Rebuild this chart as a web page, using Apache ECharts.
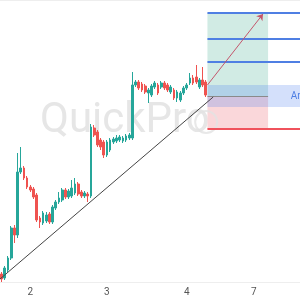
<!DOCTYPE html>
<html>
<head>
<meta charset="utf-8">
<script src="https://cdn.jsdelivr.net/npm/echarts@6/dist/echarts.min.js"></script>
<style>
  html, body { margin: 0; padding: 0; background: #fff; }
  #chart { width: 300px; height: 300px; }
</style>
</head>
<body>
<div id="chart"></div>
<script>
// hourly candles, one slot per bar; the x axis has more slots than bars
const slotCount = 94
const tickIndex = [9, 33, 58, 79]
const tickLabels = ['2', '3', '4', '7']

const opens = [26, 22, 30, 42, 72, 65, 128, 132, 122, 113, 111, 105, 82, 77, 79, 86, 78, 92, 98, 100,
  110, 103, 104, 107, 116, 108, 104, 106, 104, 172, 168, 160, 158, 145, 150, 158, 159, 160, 159, 160,
  162, 162, 215, 218, 216, 214, 207, 205, 213, 215, 213, 217, 215, 208, 210, 202, 200, 207, 212, 217,
  222, 223, 213, 220, 218]
const closes = [21, 32, 42, 72, 65, 128, 132, 122, 113, 110, 103, 80, 78, 87, 85, 78, 93, 98, 102, 110,
  103, 109, 112, 116, 106, 104, 107, 104, 173, 165, 155, 153, 145, 158, 160, 161, 162, 163, 162, 164,
  165, 215, 218, 212, 210, 208, 210, 214, 217, 207, 217, 212, 210, 213, 202, 208, 207, 212, 215, 222,
  217, 218, 220, 215, 205]
const lows = [18, 20, 28, 40, 57, 62, 126, 120, 111, 108, 101, 78, 72, 75, 77, 76, 76, 90, 96, 98,
  101, 101, 102, 105, 104, 102, 102, 98, 102, 163, 153, 150, 142, 143, 148, 156, 157, 158, 157, 158,
  160, 160, 213, 210, 208, 206, 197, 203, 211, 205, 211, 210, 208, 206, 200, 198, 198, 205, 210, 215,
  215, 216, 211, 213, 203]
const highs = [28, 34, 44, 74, 75, 147, 153, 134, 124, 115, 113, 107, 84, 89, 88, 88, 95, 100, 108, 112,
  112, 111, 120, 122, 118, 110, 109, 108, 176, 175, 170, 162, 160, 160, 162, 163, 165, 165, 164, 166,
  167, 228, 220, 220, 218, 216, 212, 216, 219, 217, 219, 219, 217, 215, 212, 210, 209, 214, 217, 227,
  225, 235, 222, 233, 220]

// trade tool levels (price) and its slot span
const tradeStart = 65
const tradeEnd = 84
const targetLevels = [287, 261, 238]
const stopLevel = 171
const entryLevel = 204
const areaTop = 215
const areaBottom = 193
// trend line and arrow end points [slot, price]
const trendFrom = [0, 21]
const trendTo = [66.8, 203]
const arrowFrom = [65, 215]
const arrowTo = [82.4, 286]
const handlePoint = [64.6, 178]

const categories = Array.from({ length: slotCount }, (_, i) => String(i))
const candles = opens.map((o, i) => [o, closes[i], lows[i], highs[i]])

const chart = echarts.init(document.getElementById('chart'))

const levelLines = targetLevels.map(v => [
  { coord: [tradeStart, v], lineStyle: { color: '#4f7fe3', width: 2, type: 'solid' } },
  { coord: [slotCount, v] }
])

chart.setOption({
  animation: false,
  graphic: [{
    type: 'text',
    z: 0,
    left: 40,
    top: 100,
    style: {
      text: 'QuickPro',
      font: '42px Roboto',
      fill: '#e6e6e6'
    }
  }],
  grid: { left: 0, right: 0, top: 0, bottom: 18 },
  xAxis: [
    {
      type: 'category',
      data: categories,
      boundaryGap: true,
      axisLine: { lineStyle: { color: '#eeeeee' } },
      axisTick: { show: false },
      axisLabel: {
        interval: (i) => tickIndex.includes(i),
        formatter: (v, i) => tickLabels[tickIndex.indexOf(i)] || '',
        color: '#555',
        fontSize: 10,
        margin: 5,
        fontFamily: 'Roboto'
      },
      splitLine: { show: false }
    },
    {
      type: 'value',
      min: 0,
      max: slotCount,
      position: 'top',
      axisLine: { show: true, onZero: false, lineStyle: { color: '#eeeeee' } },
      axisTick: { show: false },
      axisLabel: { show: false },
      splitLine: { show: false }
    }
  ],
  yAxis: {
    type: 'value',
    min: 18,
    max: 300,
    show: false,
    splitLine: { show: false }
  },
  series: [
    {
      type: 'candlestick',
      xAxisIndex: 0,
      data: candles,
      barWidth: '70%',
      z: 3,
      itemStyle: {
        color: '#26a69a',
        color0: '#ef5350',
        borderColor: '#26a69a',
        borderColor0: '#ef5350',
        borderWidth: 1
      }
    },
    {
      type: 'scatter',
      xAxisIndex: 1,
      z: 4,
      data: [handlePoint],
      symbol: 'circle',
      symbolSize: 22,
      itemStyle: { color: 'rgba(255,255,255,0)', borderColor: '#e2e2e2', borderWidth: 2 },
      markArea: {
        silent: true,
        data: [
          [{ coord: [tradeStart, targetLevels[0]], itemStyle: { color: '#d1ebe4' } },
            { coord: [tradeEnd, entryLevel] }],
          [{ coord: [tradeStart, entryLevel], itemStyle: { color: '#fad7da' } },
            { coord: [tradeEnd, stopLevel] }],
          [{
            coord: [tradeStart, areaTop],
            itemStyle: { color: 'rgba(82,130,240,0.25)' },
            label: {
              show: true,
              formatter: 'Area',
              position: ['90%', '50%'],
              align: 'left',
              verticalAlign: 'middle',
              color: '#4f7fe3',
              fontSize: 10,
              fontFamily: 'Roboto'
            }
          }, { coord: [slotCount, areaBottom] }]
        ]
      },
      markLine: {
        silent: true,
        symbol: ['none', 'none'],
        label: { show: false },
        data: [
          ...levelLines,
          [{ coord: [tradeStart, stopLevel], lineStyle: { color: '#f0525c', width: 2, type: 'solid' } },
            { coord: [slotCount, stopLevel] }],
          [{ coord: [tradeStart, entryLevel], lineStyle: { color: '#8a8a8a', width: 1, type: 'solid' } },
            { coord: [tradeEnd, entryLevel] }],
          [{ coord: trendFrom, lineStyle: { color: '#444', width: 1, type: 'solid' } },
            { coord: trendTo }],
          [{ coord: arrowFrom, lineStyle: { color: '#c4566c', width: 1, type: 'solid' } },
            { coord: arrowTo, symbol: 'arrow', symbolSize: 6 }]
        ]
      }
    }
  ]
})
</script>
</body>
</html>
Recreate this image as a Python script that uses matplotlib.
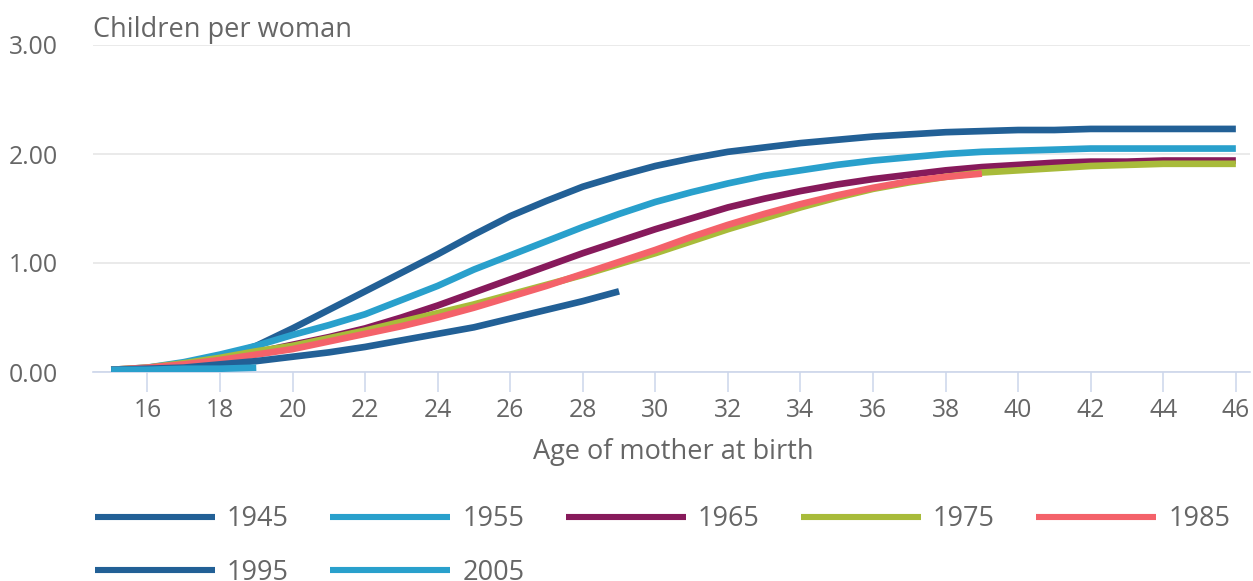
import matplotlib
matplotlib.use("Agg")
import matplotlib.pyplot as plt

plt.rcParams['font.family'] = ['Open Sans', 'DejaVu Sans']

ages_full = list(range(15, 47))

cohorts = ["1945", "1955", "1965", "1975", "1985", "1995", "2005"]

v1945 = [0.02, 0.03, 0.06, 0.13, 0.24, 0.40, 0.57, 0.74, 0.91, 1.08, 1.26, 1.43, 1.57, 1.70,
         1.80, 1.89, 1.96, 2.02, 2.06, 2.10, 2.13, 2.16, 2.18, 2.20, 2.21, 2.22, 2.22, 2.23,
         2.23, 2.23, 2.23, 2.23]
v1955 = [0.02, 0.04, 0.09, 0.16, 0.24, 0.34, 0.43, 0.53, 0.66, 0.79, 0.94, 1.07, 1.20, 1.33,
         1.45, 1.56, 1.65, 1.73, 1.80, 1.85, 1.90, 1.94, 1.97, 2.00, 2.02, 2.03, 2.04, 2.05,
         2.05, 2.05, 2.05, 2.05]
v1965 = [0.02, 0.03, 0.07, 0.12, 0.18, 0.25, 0.32, 0.40, 0.50, 0.61, 0.73, 0.85, 0.97, 1.09,
         1.20, 1.31, 1.41, 1.51, 1.59, 1.66, 1.72, 1.77, 1.81, 1.85, 1.88, 1.90, 1.92, 1.93,
         1.93, 1.94, 1.94, 1.94]
v1975 = [0.02, 0.04, 0.08, 0.13, 0.19, 0.24, 0.31, 0.38, 0.46, 0.54, 0.62, 0.71, 0.80, 0.89,
         0.99, 1.09, 1.20, 1.31, 1.41, 1.51, 1.60, 1.68, 1.74, 1.79, 1.83, 1.85, 1.87, 1.89,
         1.90, 1.91, 1.91, 1.91]
v1985 = [0.02, 0.04, 0.07, 0.11, 0.16, 0.21, 0.28, 0.35, 0.42, 0.50, 0.59, 0.69, 0.79, 0.90,
         1.01, 1.12, 1.24, 1.35, 1.45, 1.54, 1.62, 1.69, 1.75, 1.79, 1.82]
v1995 = [0.02, 0.03, 0.04, 0.07, 0.10, 0.14, 0.18, 0.23, 0.29, 0.35, 0.41, 0.49, 0.57, 0.65,
         0.74]
v2005 = [0.02, 0.02, 0.03, 0.03, 0.04]

series = [v1945, v1955, v1965, v1975, v1985, v1995, v2005]
colors = ["#226096", "#29a0cc", "#871a5b", "#a8bb3a", "#f4626a", "#226096", "#29a0cc"]

xticks = list(range(16, 47, 2))
yticks = [0, 1, 2, 3]
ytick_labels = ["0.00", "1.00", "2.00", "3.00"]

W, H = 1253, 581
fig = plt.figure(figsize=(W / 100, H / 100), dpi=100)
ax = fig.add_axes([93 / W, (H - 372) / H, (1250 - 93) / W, (372 - 45) / H])

TXT = "#666666"
FS_TICK = 17.8
FS = 19.5

handles = {}
for name, vals, c in zip(cohorts, series, colors):
    ln, = ax.plot(ages_full[:len(vals)], vals, color=c, lw=4.8, solid_capstyle='butt',
                  solid_joinstyle='round', label=name, zorder=3)
    handles[name] = ln

ax.set_xlim(14.5, 46.39)
ax.set_ylim(0, 3)
ax.set_xticks(xticks)
ax.set_xticklabels([str(t) for t in xticks])
ax.set_yticks(yticks)
ax.set_yticklabels(ytick_labels)

for s in ["top", "right", "left"]:
    ax.spines[s].set_visible(False)
ax.spines["bottom"].set_color("#ccd6eb")
ax.spines["bottom"].set_linewidth(1.2)
ax.spines["bottom"].set_zorder(2)

ax.grid(axis='y', color="#e6e6e6", lw=1.2)
ax.set_axisbelow(True)
ax.tick_params(axis='x', length=14.5, width=1.1, color="#ccd6eb", pad=4,
               labelsize=FS_TICK, labelcolor=TXT)
ax.tick_params(axis='y', length=0, pad=25, labelsize=FS_TICK, labelcolor=TXT)

fig.text(93 / W, (H - 37) / H, "Children per woman", fontsize=FS, color=TXT,
         ha='left', va='baseline')
fig.text(673 / W, (H - 459) / H, "Age of mother at birth", fontsize=FS, color=TXT,
         ha='center', va='baseline')

# legend is filled column by column; arrange so it reads row by row
order = ["1945", "1995", "1955", "2005", "1965", "1975", "1985"]
leg = fig.legend([handles[k] for k in order], order,
                 loc='upper left', bbox_to_anchor=(95 / W, (H - 505) / H), ncol=5,
                 frameon=False, fontsize=FS, handlelength=4.43, handletextpad=0.44,
                 columnspacing=1.53, labelspacing=0.95, borderpad=0, borderaxespad=0)
for t in leg.get_texts():
    t.set_color(TXT)
for h in leg.get_lines():
    h.set_linewidth(4.4)

fig.savefig("out.png", dpi=100)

+-------+

■ EXERCISE OBJECTIVE
Identify the lines that contain the string "script", and copy every one of them.

■ RESPONSE TO THE EXERCISE
<script src="https://cdn.jsdelivr.net/npm/echarts@6/dist/echarts.min.js"></script>
<script>
</script>
Recreate this image as a Python script that uses matplotlib.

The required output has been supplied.